Sheila Lindsey identified as toll booth worker killed by drunk driver of Camaro

48-year old Sheila Lindsey has been identified by the Houston Chronicle as the victim of the latest Harris County drunk driving incident resulting in a fatality. Ms. Lindsey worked as a custodian for the Harris County Toll Road Authority and was performing her job duties late Wednesday May 25th, 2011 when a Chevrolet Camaro driven by a 38-year old bartender named Julie Little crashed into a concrete barrier, went airborne and struck Ms. Lindsey, presumably killing her instantly. Ms. Lindsey is the first Harris County Toll Road Authority employee to be killed while on the job. The Houston Chronicle’s story sets out a glowing picture of Ms. Lindsey whose coworkers say she was very well liked, friendly, caring, always ready to help others out and was known to always have a big, bright smile. Ms. Lindsey was assigned to the North Sam Houston Tollway toll plaza.

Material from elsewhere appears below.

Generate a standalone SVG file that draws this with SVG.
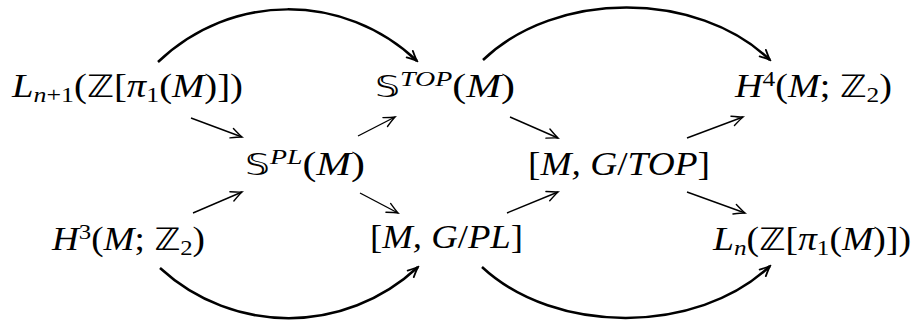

The driver of the Camaro, Julie Little, was arrested around 1:00pm on Thursday May 26th by Harris County Constables at a home in Montgomery County. A blood draw was taken from Little after the crash because investigating officers could smell alcohol on her. It was subsequently determined that Little’s Blood Alcohol Content (BAC) was .165 which is more than twice Texas’ legal limit for intoxication, which is .08. It was also determined that Ms. Little had no less than 3 narcotics in her system also.

The Precinct 4 Contable’s office has said that investigators are going to examine the 2011 Camaro’s black box to download crash data and determine how fast the Camaro was traveling at the time of the deadly crash. Little had bought the Camaro only three days before the crash. Indications are that the Camaro was traveling at a very high rate of speed and that Little made no attempt to brake. Assistant Chief Mark Herman with Precinct 4 Constables said that the Texas Alcoholic Beverage Commission (TABC) was also assisting in the investigation because Little is supposedly a bartender in Harris County, and if Little were intoxicated while she was on the job that would be illegal. If the TABC investigation were to reveal that Little was intoxicated while working at a bar prior to the accident, there may be liability on the bar for Ms. Lindsey’s death.

This incident is a prime example of the tragic consequence that can result from a person’s selfish decision to drive while intoxicated. Our condolences to Ms. Lindsey’s friends, family and co-workers for their loss.